Google offers users ephemeral storage in which storage starts and gets subsequently deleted with an instance. They also offer persistent disk storage to hold files longer and Cloud Storage for objects. And all stored files are supported with Google’s additional applications throughout. For example, Google supports stored relational databases via the Cloud SQL service. Google’s most popular services like Big Table, Big Query, and Hadoop are fully supported with storage. They also offer archiving with Nearline, which is relatively cheap but has no recovery latency.

Azure, in comparison, offers only a “D drive” for temporary storage. Microsoft’s block storage option called Page Blobs are available on the platform as well. Azure does support NoSQL and relational databases. A limited number of services, like HDInsight and Windows Azure Table are available for big data.

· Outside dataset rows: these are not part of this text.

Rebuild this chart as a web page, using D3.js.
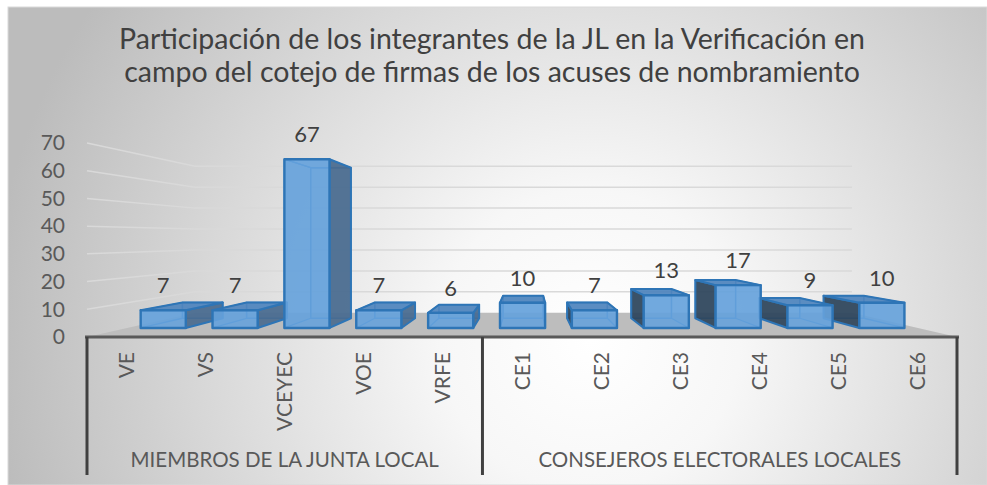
<!DOCTYPE html>
<html>
<head>
<meta charset="utf-8">
<script src="https://cdn.jsdelivr.net/npm/d3@7"></script>
<style>
  body { margin: 0; background: #fff; }
  text { font-family: Lato, "Open Sans", sans-serif; }
</style>
</head>
<body>
<svg id="chart" width="987" height="485"></svg>
<script>
const titleLines = ["Participación de los integrantes de la JL en la Verificación en",
                    "campo del cotejo de firmas de los acuses de nombramiento"];
const categories = ["VE", "VS", "VCEYEC", "VOE", "VRFE", "CE1", "CE2", "CE3", "CE4", "CE5", "CE6"];
const values = [7, 7, 67, 7, 6, 10, 7, 13, 17, 9, 10];
const groupNames = ["MIEMBROS DE LA JUNTA LOCAL", "CONSEJEROS ELECTORALES LOCALES"];
const groupCounts = [5, 6];
const yTicks = [0, 10, 20, 30, 40, 50, 60, 70];

const svg = d3.select("#chart");

// background of the chart area (light radial shading like the original)
const defs = svg.append("defs");
const grad = defs.append("radialGradient")
    .attr("id", "bg")
    .attr("gradientUnits", "userSpaceOnUse")
    .attr("cx", 590).attr("cy", 340).attr("r", 600);
grad.append("stop").attr("offset", "0%").attr("stop-color", "#ffffff");
grad.append("stop").attr("offset", "25%").attr("stop-color", "#f7f7f7");
grad.append("stop").attr("offset", "100%").attr("stop-color", "#bcbcbc");

svg.append("rect")
    .attr("x", 8).attr("y", 7)
    .attr("width", 979).attr("height", 478)
    .attr("fill", "url(#bg)")
    .attr("stroke", "#d9d9d9");

// front plane scales
const x = d3.scaleBand().domain(categories).range([87, 957]);
const y = d3.scaleLinear().domain([0, 70]).range([337, 143]);
const [xL, xR] = x.range();

// a small perspective: z = 0 is the front of the floor, z = 1 the back wall
const vanish = [528, 238];
const k = 0.3245;
function proj(xf, v, z) {
    const s = 1 / (1 + k * z);
    return [vanish[0] + s * (xf - vanish[0]), vanish[1] + s * (y(v) - vanish[1])];
}

// wall gridlines (side wall + back wall)
const grid = svg.append("g");
yTicks.filter(t => t > 0).forEach(t => {
    grid.append("polyline")
        .attr("points", [proj(xL, t, 0), proj(xL, t, 1), proj(xR, t, 1)].join(" "))
        .attr("fill", "none")
        .attr("stroke", "#d9d9d9")
        .attr("stroke-width", 1.5);
});

// floor
svg.append("polygon")
    .attr("points", [proj(xL, 0, 0), proj(xR, 0, 0), proj(xR, 0, 1), proj(xL, 0, 1)].join(" "))
    .attr("fill", "#bdbdbd");

// bars
const half = x.bandwidth() * 0.314;
const zFront = 0.31, zBack = 0.72;

let bars = categories.map((c, i) => ({ cat: c, value: values[i], cx: x(c) + x.bandwidth() / 2 }));
// outer bars first so the bars nearer the centre cover their sides
bars.sort((a, b) => Math.abs(b.cx - vanish[0]) - Math.abs(a.cx - vanish[0]));

const barLayer = svg.append("g");

function face(pts, fill, opacity, stroke, sw) {
    barLayer.append("polygon")
        .attr("points", pts.join(" "))
        .attr("fill", fill)
        .attr("fill-opacity", opacity)
        .attr("stroke", stroke)
        .attr("stroke-width", sw)
        .attr("stroke-linejoin", "round");
}

bars.forEach(d => {
    const l = d.cx - half, r = d.cx + half, v = d.value;
    const fbl = proj(l, 0, zFront), fbr = proj(r, 0, zFront), ftr = proj(r, v, zFront), ftl = proj(l, v, zFront);
    const bbl = proj(l, 0, zBack), bbr = proj(r, 0, zBack), btr = proj(r, v, zBack), btl = proj(l, v, zBack);

    const leftSide = [fbl, bbl, btl, ftl];
    const rightSide = [fbr, bbr, btr, ftr];
    const top = [ftl, ftr, btr, btl];

    const showLeft = l > vanish[0];
    const showRight = r < vanish[0];
    const showTop = y(v) > vanish[1];

    // hidden faces, seen through the transparent bar
    face([bbl, bbr, btr, btl], "#5b9bd5", 0.35, "#3d84c8", 1.3);
    if (!showLeft) face(leftSide, "#5b9bd5", 0.25, "#3d84c8", 1.3);
    if (!showRight) face(rightSide, "#5b9bd5", 0.25, "#3d84c8", 1.3);
    if (!showTop) face(top, "#5b9bd5", 0.25, "#3d84c8", 1.3);

    // visible faces
    if (showLeft) face(leftSide, "#2c4258", 0.9, "#2e75b6", 2);
    if (showRight) face(rightSide, "#48698d", 0.9, "#2e75b6", 2);
    if (showTop) face(top, "#4f84bc", 0.9, "#2e75b6", 2);
    face([fbl, fbr, ftr, ftl], "#65a2dc", 0.88, "#2e75b6", 2.4);
});

// data labels
svg.append("g")
    .selectAll("text")
    .data(bars)
    .join("text")
    .attr("x", d => proj(d.cx, d.value, zFront)[0])
    .attr("y", d => proj(d.cx, d.value, zFront)[1] - 17)
    .attr("text-anchor", "middle")
    .attr("font-size", 22)
    .attr("fill", "#404040")
    .text(d => d.value);

// value axis
const yAxis = svg.append("g")
    .attr("transform", "translate(70,0)")
    .call(d3.axisLeft(y).tickValues(yTicks).tickSize(0).tickPadding(5));
yAxis.select(".domain").remove();
yAxis.selectAll("text")
    .attr("font-size", 21)
    .attr("fill", "#595959");

// category axis
svg.append("line")
    .attr("x1", xL - 2).attr("x2", xR + 2)
    .attr("y1", y(0)).attr("y2", y(0))
    .attr("stroke", "#595959")
    .attr("stroke-width", 3);

let starts = [0];
groupCounts.forEach((n, i) => starts.push(starts[i] + n));
const bounds = starts.map(i => i < categories.length ? x(categories[i]) : xR);

svg.append("g")
    .selectAll("line")
    .data(bounds)
    .join("line")
    .attr("x1", d => d).attr("x2", d => d)
    .attr("y1", y(0)).attr("y2", 475)
    .attr("stroke", "#404040")
    .attr("stroke-width", 3);

svg.append("g")
    .selectAll("text")
    .data(categories)
    .join("text")
    .attr("transform", d => `translate(${x(d) + x.bandwidth() / 2},352) rotate(-90)`)
    .attr("text-anchor", "end")
    .attr("dy", "0.36em")
    .attr("font-size", 21)
    .attr("fill", "#595959")
    .text(d => d);

svg.append("g")
    .selectAll("text")
    .data(groupNames)
    .join("text")
    .attr("x", (d, i) => (bounds[i] + bounds[i + 1]) / 2)
    .attr("y", 467)
    .attr("text-anchor", "middle")
    .attr("font-size", 20.5)
    .attr("fill", "#595959")
    .text(d => d);

// title
svg.append("g")
    .selectAll("text")
    .data(titleLines)
    .join("text")
    .attr("x", 492)
    .attr("y", (d, i) => 49 + i * 33)
    .attr("text-anchor", "middle")
    .attr("font-size", 28.5)
    .attr("fill", "#404040")
    .text(d => d);
</script>
</body>
</html>
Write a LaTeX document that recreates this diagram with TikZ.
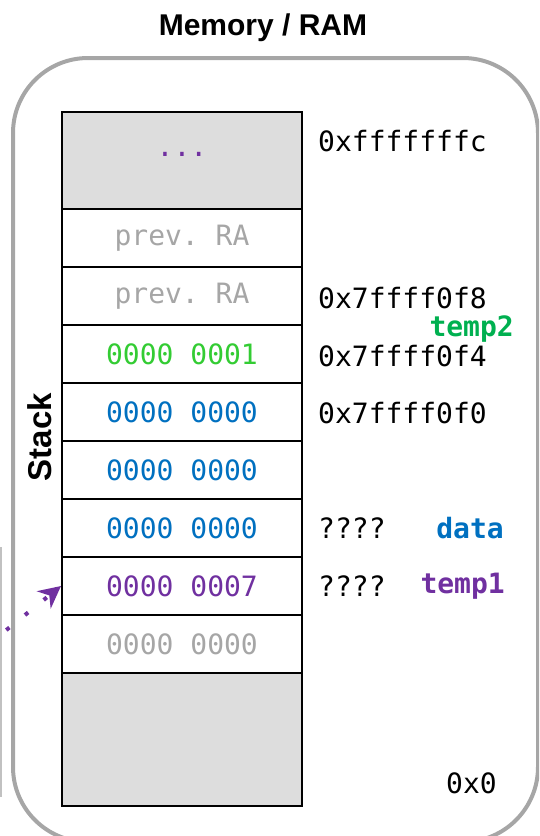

However, there is no archiving support available.

Google offers perks to indie developers

Google has a brand new service called ‘Always Free’, which comes with usage tier available for many of its products at no additional cost. While it doesn’t make a big difference for heavy users, Always Free offers excellent advantages to indie developers and cash-strapped start-ups that might want to test prototypes or set up private beta testing. Azure doesn’t have a comparable service. But, they allow users to add virtual networks with no additional cost.

Takeaway

The primary advantage that Google offers is that the services are expanding and improving at a steady pace. Google Cloud has come a long way since its debut about 6 years ago. In comparison, Azure, which was launched around the same time lags behind in certain key service areas.